My school was again changed. They brought me to this school because the course here was lighter. It was really much lighter. English of form one was being taught in form five. Still, I couldn’t do that. I never like to read or write. My brother used to go on excursions to Mumbai and Chennai; participate in science exhibitions. Also used to go for trecking on behalf of school to Hill-Station. But in our school, we didn’t go even on picnic. Our teachers always told against the Principal; and the principal also dismissed them from their service. Atleast two or three teachers used to be changed in a year. Hiralall here always pees in the school’s well. Baburam broke his leg while jumping from the roof. Annapurna was a lice-headed girl; and she always teased me because my mother still wore dress instead of saree. I never wanted to read in such a school. I was aware of the nature of the children of this school. So I didn’t want to bring the pen; but I had to bring only for Premlata.

But, where is Sonali? Did she go back home? One uncle passed here by bicycle. I called at him, ‘Uncle’, but he could not hear. I have buried up to my waist; but what shall I do? Shall I really get buried here to death? Sonali is not a good girl. I felt like weeping. My mother would have waited for me at the gate unaware that I am here buried in the slush. While scolding me, she says, “…. Go….die”, but really die, she will weep much. She may weep now, but she will not have to weep everyday. Shall I die, then? No…. I shall not. Because Mum had once shown my horoscope to an astrologer who said, “She will not read, but her luck is not so bad. There is a danger from fire for this girl, lethal danger….”. My mother wept profusely that day.

“I know, her in-laws will burn her to death….Why don’t you understand, dear; even, well-educated girls are burnt these days because of dowry. And, you don’t read, too. I reared you with so much care; but someone will burn you….’, she began to sob as she said all this.

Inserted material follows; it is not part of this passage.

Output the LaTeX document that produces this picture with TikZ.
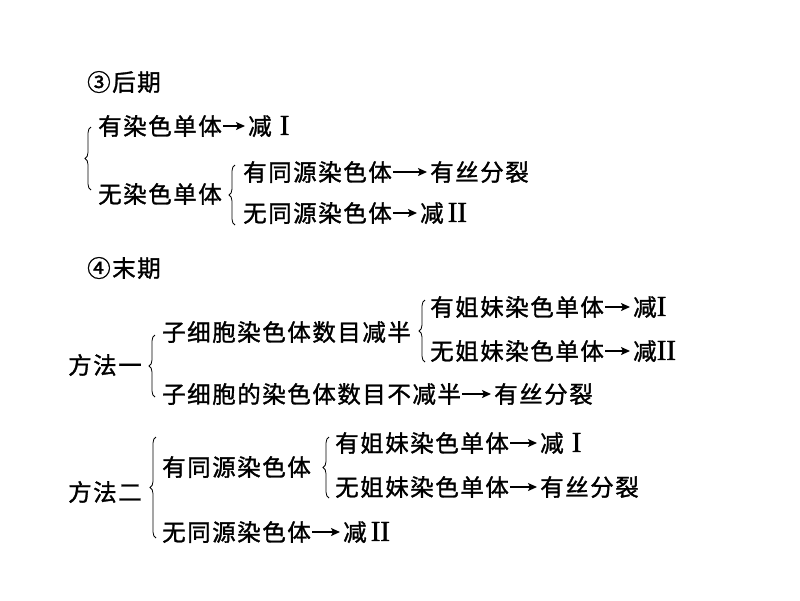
\documentclass[tikz,border=0pt]{standalone}
\usepackage{fontspec}
\newfontfamily\cjk[LetterSpace=6.5,FakeBold=1.3]{Noto Sans CJK SC}
\newfontfamily\rom[FakeBold=1.2]{Liberation Serif}
\newcommand{\RI}{{\rom\fontsize{29}{29}\selectfont I}}
\newcommand{\RII}{{\rom\fontsize{29}{29}\selectfont II}}
\usetikzlibrary{decorations.pathreplacing,arrows.meta}
\begin{document}
\begin{tikzpicture}[x=1pt,y=-1pt,
  txt/.style={inner sep=0pt, anchor=west, font=\fontsize{23.5}{23.5}\selectfont\cjk, text height=17.9pt, text depth=0pt},
  arr/.style={line width=1.5pt, -{Stealth[length=9pt,width=8pt,inset=2pt]}, shorten <=1pt, shorten >=3pt},
  brc/.style={decorate, decoration={brace, amplitude=6pt}, line width=0.8pt}]
\useasboundingbox[fill=white] (0,0) rectangle (800,600);

% ③ 后期
\node[txt] (h3) at (87,82) {③后期};
\node[txt] (a1) at (98,126) {有染色单体};
\node[txt] (a1x) at (248,126) {减\hspace{8pt}\RI};
\node[txt] (a2) at (98,194) {无染色单体};
\node[txt] (b1) at (243,172) {有同源染色体};
\node[txt] (b1x) at (430,172) {有丝分裂};
\node[txt] (b2) at (243,213) {无同源染色体};
\node[txt] (b2x) at (420,213) {减\hspace{4pt}\RII};
\draw[arr] (a1) -- (a1x);
\draw[arr] (b1) -- (b1x);
\draw[arr] (b2) -- (b2x);
\coordinate (B1t) at (91,127); \coordinate (B1b) at (91,190);
\coordinate (B2t) at (235,165); \coordinate (B2b) at (235,225);
\draw[brc] (B1b) -- (B1t);
\draw[brc] (B2b) -- (B2t);

% ④ 末期
\node[txt] (h4) at (87,268) {④末期};
\node[txt] (m1) at (68,365) {方法一};
\node[txt] (c1) at (162,332) {子细胞染色体数目减半};
\node[txt] (d1) at (430,307) {有姐妹染色单体};
\node[txt] (d1x) at (633,307) {减\RI};
\node[txt] (d2) at (430,351) {无姐妹染色单体};
\node[txt] (d2x) at (633,351) {减\RII};
\node[txt] (c2) at (162,394) {子细胞的染色体数目不减半};
\node[txt] (c2x) at (494,394) {有丝分裂};
\draw[arr] (d1) -- (d1x);
\draw[arr] (d2) -- (d2x);
\draw[arr] (c2) -- (c2x);
\coordinate (B3t) at (155,335); \coordinate (B3b) at (155,397);
\coordinate (B4t) at (425,300); \coordinate (B4b) at (425,362);
\draw[brc] (B3b) -- (B3t);
\draw[brc] (B4b) -- (B4t);

% 方法二
\node[txt] (m2) at (68,492) {方法二};
\node[txt] (e1) at (162,467) {有同源染色体};
\node[txt] (f1) at (335,443) {有姐妹染色单体};
\node[txt] (f1x) at (540,443) {减\hspace{8pt}\RI};
\node[txt] (f2) at (335,487) {无姐妹染色单体};
\node[txt] (f2x) at (540,487) {有丝分裂};
\node[txt] (e2) at (162,532) {无同源染色体};
\node[txt] (e2x) at (343,532) {减\hspace{4pt}\RII};
\draw[arr] (f1) -- (f1x);
\draw[arr] (f2) -- (f2x);
\draw[arr] (e2) -- (e2x);
\coordinate (B5t) at (156,437); \coordinate (B5b) at (156,538);
\coordinate (B6t) at (329,437); \coordinate (B6b) at (329,498);
\draw[brc] (B5b) -- (B5t);
\draw[brc] (B6b) -- (B6t);
\end{tikzpicture}
\end{document}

So, I shall not die buried in the slush. Someone must come and rescue me. I’ll be saved. If I die here now, how shall I be burnt? No, I shall not die now. Even if I get buried up to my face, people will drag me out with my hair. But, Sonali should have returned by now. Someone is coming towards the bridge; I waited a cow passed after a few moments. But someone must come, before night sets in. My mother will get worried and send people to search me. They will open the locks of the school to search me; also will be searched road sides and my friends’ houses. But will they look below the bridge? Who knows? No, no; they must see, because I cannot die buried in slush; I have to be burnt to death.